**SOURCE DATA**.
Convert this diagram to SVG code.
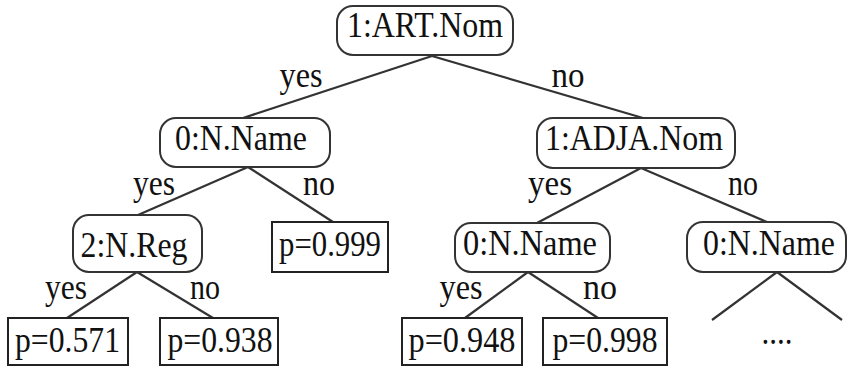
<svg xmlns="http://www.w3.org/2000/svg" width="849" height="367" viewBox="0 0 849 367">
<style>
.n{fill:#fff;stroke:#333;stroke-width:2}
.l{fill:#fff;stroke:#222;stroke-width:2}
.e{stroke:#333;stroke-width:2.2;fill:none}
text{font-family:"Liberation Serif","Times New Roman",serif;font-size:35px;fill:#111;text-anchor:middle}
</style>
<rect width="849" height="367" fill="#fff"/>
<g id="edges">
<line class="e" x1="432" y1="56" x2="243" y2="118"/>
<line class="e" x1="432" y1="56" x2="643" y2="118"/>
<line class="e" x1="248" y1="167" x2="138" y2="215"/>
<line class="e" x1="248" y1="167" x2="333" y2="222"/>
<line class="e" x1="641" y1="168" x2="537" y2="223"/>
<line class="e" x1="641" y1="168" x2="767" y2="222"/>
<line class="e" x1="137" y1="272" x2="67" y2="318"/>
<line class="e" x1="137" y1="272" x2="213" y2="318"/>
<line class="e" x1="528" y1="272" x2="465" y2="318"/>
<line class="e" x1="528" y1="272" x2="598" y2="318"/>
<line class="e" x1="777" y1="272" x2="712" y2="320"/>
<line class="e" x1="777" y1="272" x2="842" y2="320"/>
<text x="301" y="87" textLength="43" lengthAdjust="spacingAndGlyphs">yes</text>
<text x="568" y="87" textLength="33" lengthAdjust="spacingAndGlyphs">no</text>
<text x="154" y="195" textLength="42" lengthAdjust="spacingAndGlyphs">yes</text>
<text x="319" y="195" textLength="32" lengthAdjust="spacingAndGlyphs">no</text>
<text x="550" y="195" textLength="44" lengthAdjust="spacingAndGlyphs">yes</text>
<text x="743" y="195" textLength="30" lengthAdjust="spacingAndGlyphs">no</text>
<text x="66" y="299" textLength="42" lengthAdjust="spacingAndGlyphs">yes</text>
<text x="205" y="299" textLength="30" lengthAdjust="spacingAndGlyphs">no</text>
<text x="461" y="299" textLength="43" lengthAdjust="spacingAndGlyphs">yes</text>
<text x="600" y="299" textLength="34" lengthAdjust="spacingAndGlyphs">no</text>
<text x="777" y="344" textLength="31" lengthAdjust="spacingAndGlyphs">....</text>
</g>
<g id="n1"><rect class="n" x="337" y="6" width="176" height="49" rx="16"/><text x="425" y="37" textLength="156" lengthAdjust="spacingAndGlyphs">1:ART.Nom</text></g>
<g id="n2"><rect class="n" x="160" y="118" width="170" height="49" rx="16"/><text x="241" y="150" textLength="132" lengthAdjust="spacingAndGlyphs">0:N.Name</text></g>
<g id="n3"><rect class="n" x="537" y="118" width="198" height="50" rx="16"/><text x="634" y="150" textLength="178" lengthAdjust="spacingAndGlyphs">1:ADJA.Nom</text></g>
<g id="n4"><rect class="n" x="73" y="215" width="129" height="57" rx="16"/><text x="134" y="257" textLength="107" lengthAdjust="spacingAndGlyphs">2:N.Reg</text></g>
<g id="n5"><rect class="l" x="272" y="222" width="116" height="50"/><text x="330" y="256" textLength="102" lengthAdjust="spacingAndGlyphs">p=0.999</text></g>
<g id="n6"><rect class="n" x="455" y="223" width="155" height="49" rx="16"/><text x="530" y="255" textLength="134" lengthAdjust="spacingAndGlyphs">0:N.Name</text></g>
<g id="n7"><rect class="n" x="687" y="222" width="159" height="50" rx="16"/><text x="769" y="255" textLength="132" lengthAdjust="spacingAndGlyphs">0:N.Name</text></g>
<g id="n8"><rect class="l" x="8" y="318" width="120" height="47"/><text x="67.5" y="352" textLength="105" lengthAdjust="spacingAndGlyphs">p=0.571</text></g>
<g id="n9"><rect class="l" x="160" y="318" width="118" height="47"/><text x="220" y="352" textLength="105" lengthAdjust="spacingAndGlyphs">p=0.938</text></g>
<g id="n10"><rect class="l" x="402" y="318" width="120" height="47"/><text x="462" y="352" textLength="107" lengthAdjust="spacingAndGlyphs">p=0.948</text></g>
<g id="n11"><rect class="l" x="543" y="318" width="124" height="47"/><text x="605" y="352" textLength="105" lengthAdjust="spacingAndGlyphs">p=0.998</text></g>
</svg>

**DESCRIPTION OF THE TASK**. Except for the pictures, copy the material above exactly.

**RESULT BELOW**.
Convert this diagram to SVG code.
<svg xmlns="http://www.w3.org/2000/svg" width="849" height="367" viewBox="0 0 849 367">
<style>
.n{fill:#fff;stroke:#333;stroke-width:2}
.l{fill:#fff;stroke:#222;stroke-width:2}
.e{stroke:#333;stroke-width:2.2;fill:none}
text{font-family:"Liberation Serif","Times New Roman",serif;font-size:35px;fill:#111;text-anchor:middle}
</style>
<rect width="849" height="367" fill="#fff"/>
<g id="edges">
<line class="e" x1="432" y1="56" x2="243" y2="118"/>
<line class="e" x1="432" y1="56" x2="643" y2="118"/>
<line class="e" x1="248" y1="167" x2="138" y2="215"/>
<line class="e" x1="248" y1="167" x2="333" y2="222"/>
<line class="e" x1="641" y1="168" x2="537" y2="223"/>
<line class="e" x1="641" y1="168" x2="767" y2="222"/>
<line class="e" x1="137" y1="272" x2="67" y2="318"/>
<line class="e" x1="137" y1="272" x2="213" y2="318"/>
<line class="e" x1="528" y1="272" x2="465" y2="318"/>
<line class="e" x1="528" y1="272" x2="598" y2="318"/>
<line class="e" x1="777" y1="272" x2="712" y2="320"/>
<line class="e" x1="777" y1="272" x2="842" y2="320"/>
<text x="301" y="87" textLength="43" lengthAdjust="spacingAndGlyphs">yes</text>
<text x="568" y="87" textLength="33" lengthAdjust="spacingAndGlyphs">no</text>
<text x="154" y="195" textLength="42" lengthAdjust="spacingAndGlyphs">yes</text>
<text x="319" y="195" textLength="32" lengthAdjust="spacingAndGlyphs">no</text>
<text x="550" y="195" textLength="44" lengthAdjust="spacingAndGlyphs">yes</text>
<text x="743" y="195" textLength="30" lengthAdjust="spacingAndGlyphs">no</text>
<text x="66" y="299" textLength="42" lengthAdjust="spacingAndGlyphs">yes</text>
<text x="205" y="299" textLength="30" lengthAdjust="spacingAndGlyphs">no</text>
<text x="461" y="299" textLength="43" lengthAdjust="spacingAndGlyphs">yes</text>
<text x="600" y="299" textLength="34" lengthAdjust="spacingAndGlyphs">no</text>
<text x="777" y="344" textLength="31" lengthAdjust="spacingAndGlyphs">....</text>
</g>
<g id="n1"><rect class="n" x="337" y="6" width="176" height="49" rx="16"/><text x="425" y="37" textLength="156" lengthAdjust="spacingAndGlyphs">1:ART.Nom</text></g>
<g id="n2"><rect class="n" x="160" y="118" width="170" height="49" rx="16"/><text x="241" y="150" textLength="132" lengthAdjust="spacingAndGlyphs">0:N.Name</text></g>
<g id="n3"><rect class="n" x="537" y="118" width="198" height="50" rx="16"/><text x="634" y="150" textLength="178" lengthAdjust="spacingAndGlyphs">1:ADJA.Nom</text></g>
<g id="n4"><rect class="n" x="73" y="215" width="129" height="57" rx="16"/><text x="134" y="257" textLength="107" lengthAdjust="spacingAndGlyphs">2:N.Reg</text></g>
<g id="n5"><rect class="l" x="272" y="222" width="116" height="50"/><text x="330" y="256" textLength="102" lengthAdjust="spacingAndGlyphs">p=0.999</text></g>
<g id="n6"><rect class="n" x="455" y="223" width="155" height="49" rx="16"/><text x="530" y="255" textLength="134" lengthAdjust="spacingAndGlyphs">0:N.Name</text></g>
<g id="n7"><rect class="n" x="687" y="222" width="159" height="50" rx="16"/><text x="769" y="255" textLength="132" lengthAdjust="spacingAndGlyphs">0:N.Name</text></g>
<g id="n8"><rect class="l" x="8" y="318" width="120" height="47"/><text x="67.5" y="352" textLength="105" lengthAdjust="spacingAndGlyphs">p=0.571</text></g>
<g id="n9"><rect class="l" x="160" y="318" width="118" height="47"/><text x="220" y="352" textLength="105" lengthAdjust="spacingAndGlyphs">p=0.938</text></g>
<g id="n10"><rect class="l" x="402" y="318" width="120" height="47"/><text x="462" y="352" textLength="107" lengthAdjust="spacingAndGlyphs">p=0.948</text></g>
<g id="n11"><rect class="l" x="543" y="318" width="124" height="47"/><text x="605" y="352" textLength="105" lengthAdjust="spacingAndGlyphs">p=0.998</text></g>
</svg>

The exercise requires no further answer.